Settings: Ghost Matter preset (freeze=0.9, chaos=0.85). Output barely retains structure — spectral ashes.

Film / video game procedural audio

Use case: Animate a "creature" sound (Matter) using the player's input (Gesture), but offline for cutscenes.

Settings: Volatile Gesture preset (gesture_amount=0.95, roughness=0.9). Gesture's sharp transients become spectral stutters in the output.

Workflow: Voice → Crystalline Pad

Gesture: Sung vowel (5 seconds).
Matter: 5-minute synth pad recording.
Settings: Deep Freeze preset (freeze=0.05, formant_injection=0.8).
Result: The pad takes on the vowel's formants while maintaining its own texture — a crystal-clear vocal pad with no vocoder artifacts.

Workflow: Drum loop → Textured beat

Gesture: Single drum loop (4 seconds).
Matter: Long field recording of rain (10 minutes).
Settings: Liminal Cloud preset (freeze=0.55, chaos=0.5).
Result: The rain's spectral texture is stamped with the drum loop's rhythm — a rhythmic, textural beat made of rain sounds.

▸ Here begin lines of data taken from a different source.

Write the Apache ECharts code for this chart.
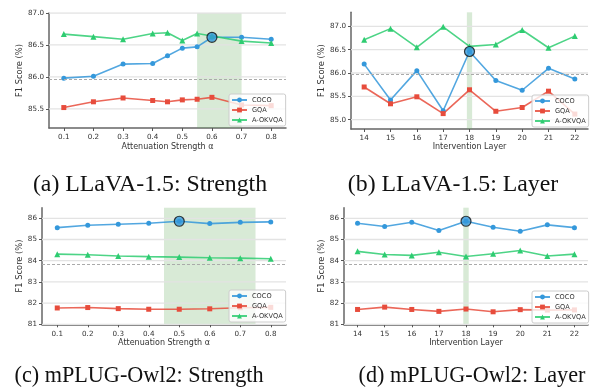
<!DOCTYPE html>
<html>
<head>
<meta charset="utf-8">
<script src="https://cdn.jsdelivr.net/npm/echarts@6/dist/echarts.min.js"></script>
<style>
html, body { margin: 0; padding: 0; background: #fff; }
#chart { width: 590px; height: 392px; }
</style>
</head>
<body>
<div id="chart"></div>
<script>
// ---- data ----
const seriesNames = ['COCO', 'GQA', 'A-OKVQA'];

const llavaStrengthX = [0.1, 0.2, 0.3, 0.4, 0.45, 0.5, 0.55, 0.6, 0.7, 0.8];
const llavaStrengthCoco = [85.98, 86.01, 86.20, 86.21, 86.33, 86.45, 86.47, 86.62, 86.62, 86.59];
const llavaStrengthGqa = [85.52, 85.61, 85.67, 85.63, 85.61, 85.64, 85.65, 85.68, 85.56, 85.55];
const llavaStrengthOkvqa = [86.67, 86.63, 86.59, 86.68, 86.69, 86.57, 86.68, 86.64, 86.56, 86.53];

const layerX = [14, 15, 16, 17, 18, 19, 20, 21, 22];
const llavaLayerCoco = [86.19, 85.42, 86.05, 85.19, 86.46, 85.84, 85.63, 86.10, 85.87];
const llavaLayerGqa = [85.70, 85.34, 85.49, 85.13, 85.64, 85.18, 85.26, 85.61, 85.12];
const llavaLayerOkvqa = [86.71, 86.95, 86.55, 86.99, 86.57, 86.61, 86.92, 86.54, 86.79];

const owlStrengthX = [0.1, 0.2, 0.3, 0.4, 0.5, 0.6, 0.7, 0.8];
const owlStrengthCoco = [85.56, 85.67, 85.72, 85.77, 85.86, 85.75, 85.81, 85.83];
const owlStrengthGqa = [81.77, 81.79, 81.74, 81.71, 81.71, 81.73, 81.78, 81.80];
const owlStrengthOkvqa = [84.31, 84.28, 84.22, 84.19, 84.17, 84.14, 84.12, 84.09];

const owlLayerCoco = [85.77, 85.61, 85.81, 85.42, 85.86, 85.58, 85.39, 85.69, 85.56];
const owlLayerGqa = [81.70, 81.81, 81.70, 81.61, 81.72, 81.59, 81.69, 81.67, 81.68];
const owlLayerOkvqa = [84.44, 84.29, 84.25, 84.40, 84.20, 84.33, 84.48, 84.22, 84.31];

// tick labels
const strengthTicks = [0.1, 0.2, 0.3, 0.4, 0.5, 0.6, 0.7, 0.8];
const layerTicks = [14, 15, 16, 17, 18, 19, 20, 21, 22];
const llavaStrengthYTicks = [85.5, 86.0, 86.5, 87.0];
const llavaLayerYTicks = [85.0, 85.5, 86.0, 86.5, 87.0];
const owlYTicks = [81, 82, 83, 84, 85, 86];

// baselines, shaded ranges, best settings
const llavaBaseline = 85.97;
const owlBaseline = 83.84;
const llavaStrengthBand = [0.55, 0.7];
const owlStrengthBand = [0.45, 0.75];
const layerBand = [17.9, 18.1];
const llavaBestStrength = 0.6;
const owlBestStrength = 0.5;
const bestLayer = 18;

const captions = ['(a) LLaVA-1.5: Strength', '(b) LLaVA-1.5: Layer',
                  '(c) mPLUG-Owl2: Strength', '(d) mPLUG-Owl2: Layer'];

// ---- layout ----
const colors = ['#3498db', '#e74c3c', '#2ecc71'];
const symbols = ['circle', 'rect', 'triangle'];
const symbolSizes = [5, 5, 6];
const FONT = 'DejaVu Sans';

const panels = [
    { x: llavaStrengthX, ys: [llavaStrengthCoco, llavaStrengthGqa, llavaStrengthOkvqa],
      xTicks: strengthTicks, yTicks: llavaStrengthYTicks, xMin: 0.05, xMax: 0.85, yMin: 85.2, yMax: 87.0,
      baseline: llavaBaseline, band: llavaStrengthBand, best: llavaBestStrength,
      xName: 'Attenuation Strength α', xFmt: v => v.toFixed(1), yFmt: v => v.toFixed(1),
      grid: { left: 49, top: 13, width: 237, height: 115 }, yNameGap: 24, xNameGap: 15,
      legend: { left: 229, top: 94 }, caption: { x: 150, y: 185, size: 23.8 } },
    { x: layerX, ys: [llavaLayerCoco, llavaLayerGqa, llavaLayerOkvqa],
      xTicks: layerTicks, yTicks: llavaLayerYTicks, xMin: 13.5, xMax: 22.5, yMin: 84.8, yMax: 87.3,
      baseline: llavaBaseline, band: layerBand, best: bestLayer,
      xName: 'Intervention Layer', xFmt: v => String(v), yFmt: v => v.toFixed(1),
      grid: { left: 351, top: 12.3, width: 237, height: 116.7 }, yNameGap: 23.5, xNameGap: 14,
      legend: { left: 532, top: 95 }, caption: { x: 453, y: 185, size: 23.8 } },
    { x: owlStrengthX, ys: [owlStrengthCoco, owlStrengthGqa, owlStrengthOkvqa],
      xTicks: strengthTicks, yTicks: owlYTicks, xMin: 0.05, xMax: 0.85, yMin: 81, yMax: 86.5,
      baseline: owlBaseline, band: owlStrengthBand, best: owlBestStrength,
      xName: 'Attenuation Strength α', xFmt: v => v.toFixed(1), yFmt: v => String(v),
      grid: { left: 42, top: 207.7, width: 244, height: 116.6 }, yNameGap: 17, xNameGap: 15,
      legend: { left: 229, top: 290 }, caption: { x: 139, y: 376, size: 22.2 } },
    { x: layerX, ys: [owlLayerCoco, owlLayerGqa, owlLayerOkvqa],
      xTicks: layerTicks, yTicks: owlYTicks, xMin: 13.5, xMax: 22.5, yMin: 81, yMax: 86.5,
      baseline: owlBaseline, band: layerBand, best: bestLayer,
      xName: 'Intervention Layer', xFmt: v => String(v), yFmt: v => String(v),
      grid: { left: 344, top: 207.7, width: 244, height: 116.6 }, yNameGap: 17, xNameGap: 15,
      legend: { left: 532, top: 291 }, caption: { x: 472, y: 376, size: 22.2 } }
];

const grids = [], xAxes = [], yAxes = [], series = [], legends = [], graphics = [];

panels.forEach((p, i) => {
    grids.push(p.grid);

    xAxes.push({
        type: 'value', gridIndex: i, min: p.xMin, max: p.xMax,
        name: p.xName, nameLocation: 'middle', nameGap: p.xNameGap,
        nameTextStyle: { fontFamily: FONT, fontSize: 8, color: '#333' },
        axisLine: { show: true, onZero: false, lineStyle: { color: '#666', width: 1.5 } },
        axisTick: { show: true, customValues: p.xTicks, length: 3, lineStyle: { color: '#555', width: 1 } },
        axisLabel: { customValues: p.xTicks, formatter: p.xFmt, fontFamily: FONT, fontSize: 7.2, color: '#333', margin: 6 },
        splitLine: { show: false }
    });

    yAxes.push({
        type: 'value', gridIndex: i, min: p.yMin, max: p.yMax,
        name: 'F1 Score (%)', nameLocation: 'middle', nameGap: p.yNameGap,
        nameTextStyle: { fontFamily: FONT, fontSize: 8.3, color: '#333' },
        axisLine: { show: true, lineStyle: { color: '#666', width: 1.5 } },
        axisTick: { show: true, customValues: p.yTicks, length: 3, lineStyle: { color: '#555', width: 1 } },
        axisLabel: { customValues: p.yTicks, formatter: p.yFmt, fontFamily: FONT, fontSize: 7.2, color: '#333', margin: 5 },
        splitLine: { show: false }
    });

    // horizontal grid lines at the y ticks
    p.yTicks.forEach(v => {
        series.push({
            type: 'line', xAxisIndex: i, yAxisIndex: i, silent: true, z: 1,
            data: [[p.xMin, v], [p.xMax, v]], symbol: 'none',
            lineStyle: { color: '#e3e3e3', width: 1.3 },
            emphasis: { disabled: true }, animation: false
        });
    });
    // shaded best range
    series.push({
        type: 'line', xAxisIndex: i, yAxisIndex: i, data: [], silent: true, z: 1,
        markArea: {
            silent: true, itemStyle: { color: 'rgba(100,170,90,0.25)' },
            data: [[{ xAxis: p.band[0] }, { xAxis: p.band[1] }]]
        }
    });
    // baseline
    series.push({
        type: 'line', xAxisIndex: i, yAxisIndex: i, data: [], silent: true, z: 2,
        markLine: {
            silent: true, symbol: 'none', label: { show: false },
            lineStyle: { color: '#aaa', width: 1, type: [3, 2] },
            data: [{ yAxis: p.baseline }]
        }
    });

    p.ys.forEach((vals, k) => {
        series.push({
            name: seriesNames[k], type: 'line', xAxisIndex: i, yAxisIndex: i, z: 3,
            data: p.x.map((xv, j) => [xv, vals[j]]),
            symbol: symbols[k], symbolSize: symbolSizes[k], showAllSymbol: true,
            lineStyle: { color: colors[k], width: 1.6, opacity: 0.85 },
            itemStyle: { color: colors[k] },
            emphasis: { disabled: true }, animation: false
        });
    });

    const bi = p.x.indexOf(p.best);
    series.push({
        type: 'scatter', xAxisIndex: i, yAxisIndex: i, z: 5,
        data: [[p.best, p.ys[0][bi]]], symbolSize: 10,
        itemStyle: { color: colors[0], borderColor: '#111', borderWidth: 1.2 },
        animation: false
    });

    legends.push({
        data: seriesNames, orient: 'vertical', left: p.legend.left, top: p.legend.top,
        itemWidth: 15, itemHeight: 6, itemGap: 2, padding: [2, 3, 2, 2],
        backgroundColor: 'rgba(255,255,255,0.8)', borderColor: '#ccc', borderWidth: 1, borderRadius: 2,
        textStyle: { fontFamily: FONT, fontSize: 6.6, color: '#333', lineHeight: 8 },
        selectedMode: false
    });

    graphics.push({
        type: 'text', x: p.caption.x, y: p.caption.y,
        style: { text: captions[i], fontFamily: 'Liberation Serif', fontSize: p.caption.size, fill: '#111',
                 textAlign: 'center', textVerticalAlign: 'middle' }
    });
});

const chart = echarts.init(document.getElementById('chart'));
chart.setOption({
    animation: false,
    grid: grids, xAxis: xAxes, yAxis: yAxes,
    series: series, legend: legends, graphic: graphics
});
</script>
</body>
</html>
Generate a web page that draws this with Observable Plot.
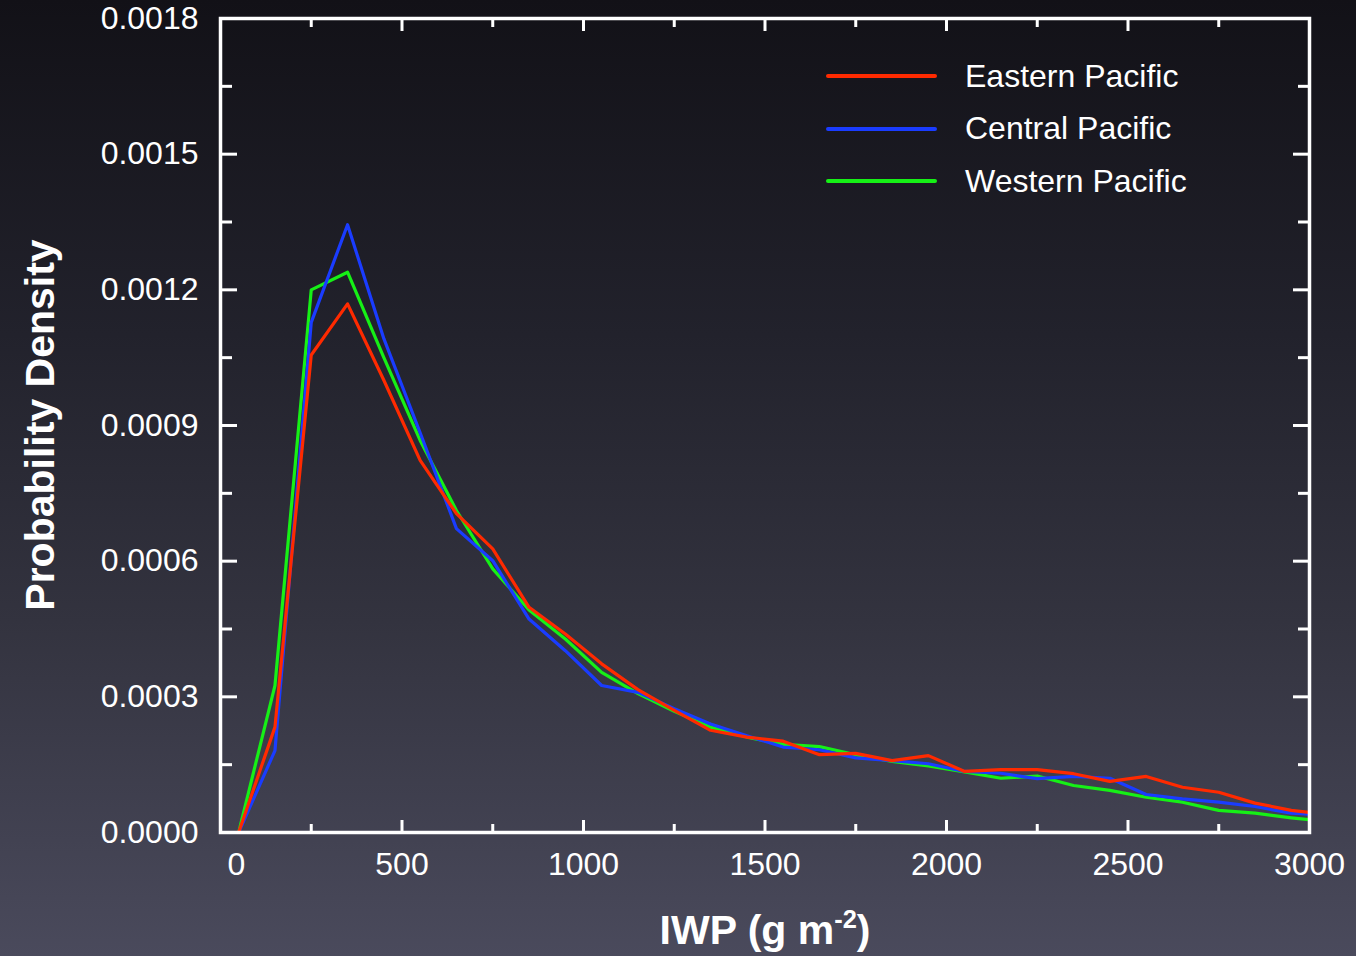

Workflow: Speech → Ghostly whisper

Gesture: Spoken sentence (3 seconds).
Matter: Wind + distant rumble (10 minutes).
Settings: Ghost Matter preset (freeze=0.9, chaos=0.85, gesture_amount=0.4).
Result: The speech's amplitude envelope is preserved, but timbre is entirely replaced by ghostly, unstructured noise — like a whisper from a haunted landscape.

Troubleshooting:
Processing is slow: Reduce Training_excerpt_limit_sec (use only the first 2–3 minutes of Matter). Reduce Diffusion_steps (32–48). Use Balanced or Fast speed mode (not exposed in this UI — edit script or resample Matter beforehand).
Output is silent or very quiet: Check that Gesture has non-zero RMS. Increase Gesture_amount to 0.9–1.0. Disable gate by lowering gate_threshold in Python (advanced).
Output sounds like random noise: Freeze_time too high (ghost matter). Reduce to 0.3–0.5. Also check that Matter file has rich spectral content (broadband, not pure sine).
Output has clicks / glitches: Griffin-Lim may need more iterations (increase Diffusion_steps to 96–128). Also increase boundary fade length (script already applies Hann fade).
Cache not working: Ensure Reuse_cache=1. Cache is stored in the same directory as the log file (plugin temp). If you change Matter file or training limit, cache is recomputed.

Visualisation (Suite 8×8)

When Draw_visualization is enabled, the script generates a Praat picture with:
  • Title bar — script name, Gesture name, preset, freeze/chaos/gesture_amount
  • Gesture waveform (grey) — original selected Sound
  • Result waveform (purple) — MGB output
  • Gesture spectrogram — shows Gesture's spectral content
  • Result spectrogram — shows how Matter's spectrum was reshaped
  • Gesture controls panel — intensity (grey), pitch (purple), formant F1 (green) over time
  • Summary panel — preset, frames, GL iters, cache hit, RMS, peak, Gesture stats
The controls panel is particularly useful for debugging: you can see exactly how the Gesture's intensity, pitch, and formants drive the selection process.